Is italian stare per infinitive the same as ‘sto andando a’?
No. Sto andando a + infinitive is a calque from English and only works when there is real physical movement to a place. Sto andando a comprare il pane means I’m physically walking to buy bread. For the meaning I’m about to do something, with no movement implied, Italian uses sto per + infinitive. Sto per chiamarti means I’m about to call you, not I’m walking somewhere to call you. online forums threads are full of examples where learners get caught by this distinction.
Can italian stare per infinitive be used with the weather?
Yes, and this is one of the cleanest tests. Sta per piovere (it’s about to rain), sta per nevicare (it’s about to snow), stava per scoppiare un temporale (a storm was about to break) are all perfectly natural. The subject is impersonal, with no willing agent. This is also why stare per is more flexible than essere in procinto di or essere sul punto di, which both require an intentional subject. You can say sta per piovere, but you cannot say è in procinto di piovere.
What’s the difference between sto per partire and partirò?
Sto per partire means the departure is genuinely imminent: bag in hand, taxi outside, leaving in the next minute or two. Partirò means I will leave, at some future point that could be later today, next week, or next month. The two are not interchangeable. If a friend asks come stai and you answer sto per partire, they understand you’re about to walk out the door. If you answer partirò, they expect more context about when. Use stare per for the next few seconds or minutes, the simple future for everything longer.
How do I say ‘I was about to call you’ in Italian?
Use the imperfect of stare: stavo per chiamarti. This is one of the most common uses of italian stare per infinitive in everyday speech. It captures the very Italian fondness for almost-coincidences: stavo per chiamarti proprio adesso, stavamo per uscire quando hai bussato, era sul punto di addormentarsi quando ha sentito un rumore. The pattern stavo per + infinitive + quando + passato prossimo is a workhorse of conversational Italian. You’ll hear it constantly when Italians retell small everyday moments.
Why are essere in procinto di and essere sul punto di considered too formal?
Both expressions exist and mean roughly the same as stare per, but they belong to written or formal spoken Italian: news articles, official notices, business correspondence, polite formal speech. They also presuppose an intentional agent, which makes them ungrammatical with weather subjects: a storm has no intention, so essere in procinto di piovere doesn’t work. In everyday conversation Italians overwhelmingly prefer stare per. Reach for essere in procinto di only when you’re writing a formal email or a press release; for any other context, stare per will sound more natural and less stilted.
Can italian stare per infinitive be used in compound tenses like the passato prossimo?
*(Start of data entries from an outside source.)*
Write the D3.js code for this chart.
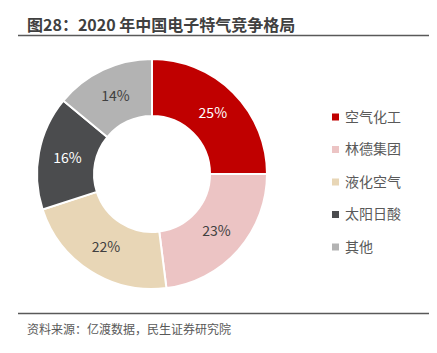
<!DOCTYPE html>
<html>
<head>
<meta charset="utf-8">
<script src="https://cdn.jsdelivr.net/npm/d3@7"></script>
<style>
  body { margin: 0; background: #fff; }
  svg { font-family: "Microsoft YaHei", "Noto Sans CJK SC", sans-serif; }
</style>
</head>
<body>
<svg id="chart" width="437" height="353"></svg>
<script>
var names = ["空气化工", "林德集团", "液化空气", "太阳日酸", "其他"];
var shares = [25, 23, 22, 16, 14];
var colours = ["#c00000", "#ecc4c4", "#e8d6b6", "#4b4c4e", "#b3b3b3"];
var labelColours = ["#ffffff", "#404040", "#404040", "#ffffff", "#404040"];

var svg = d3.select("#chart");

// title and rules
svg.append("text")
    .attr("x", 27).attr("y", 31)
    .style("font-size", "16px").style("font-weight", "bold")
    .style("fill", "#404040")
    .text("图28：2020 年中国电子特气竞争格局");

svg.append("line")
    .attr("x1", 18).attr("x2", 429).attr("y1", 35.5).attr("y2", 35.5)
    .style("stroke", "#595959").style("stroke-width", 1.5);

svg.append("line")
    .attr("x1", 18).attr("x2", 429).attr("y1", 313.5).attr("y2", 313.5)
    .style("stroke", "#595959").style("stroke-width", 1.5);

svg.append("text")
    .attr("x", 27).attr("y", 334)
    .style("font-size", "12px").style("fill", "#595959")
    .text("资料来源：亿渡数据，民生证券研究院");

// donut
var outerR = 115, innerR = 58;
var g = svg.append("g").attr("transform", "translate(152,174)");

var pie = d3.pie().sort(null).value(function(d) { return d; });
var arc = d3.arc().innerRadius(innerR).outerRadius(outerR);
var labelArc = d3.arc().innerRadius(86).outerRadius(86);

var arcs = pie(shares);

g.selectAll("path")
    .data(arcs)
    .enter().append("path")
    .attr("d", arc)
    .style("fill", function(d, i) { return colours[i]; })
    .style("stroke", "#fff")
    .style("stroke-width", 2);

g.selectAll("text")
    .data(arcs)
    .enter().append("text")
    .attr("transform", function(d) { return "translate(" + labelArc.centroid(d) + ")"; })
    .attr("text-anchor", "middle")
    .attr("dy", "0.35em")
    .style("font-size", "14px")
    .style("fill", function(d, i) { return labelColours[i]; })
    .text(function(d) { return d.data + "%"; });

// legend
var legend = svg.append("g");
names.forEach(function(name, i) {
    var y = 117 + i * 32.5;
    legend.append("rect")
        .attr("x", 332).attr("y", y - 3.5)
        .attr("width", 7).attr("height", 7)
        .style("fill", colours[i]);
    legend.append("text")
        .attr("x", 345).attr("y", y)
        .attr("dy", "0.35em")
        .style("font-size", "14px").style("fill", "#595959")
        .text(name);
});
</script>
</body>
</html>
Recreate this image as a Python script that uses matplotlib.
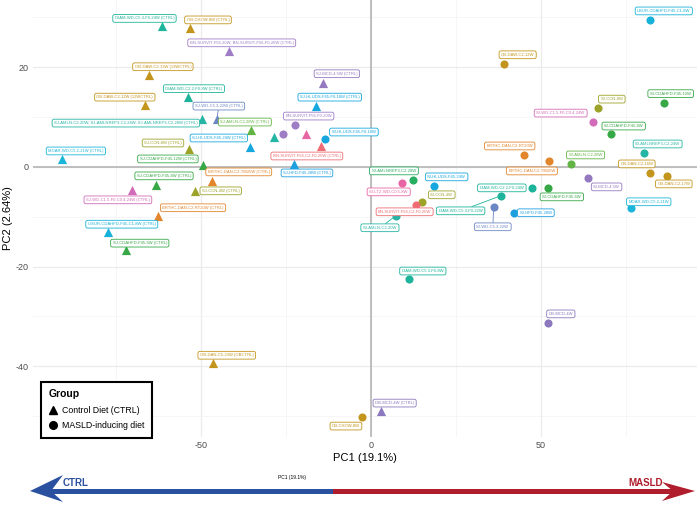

No. The verb stare in this construction only appears in the present and the imperfect tenses. Sono stato per uscire is not standard Italian. If you need a completed past meaning along the lines of I almost did X, paraphrase with per poco non + verb or quasi + verb: per poco non sono caduto (I almost fell), quasi cadevo dalle scale (I almost fell down the stairs). Italian stare per infinitive belongs to ongoing or remembered imminence, not to finished events viewed from outside.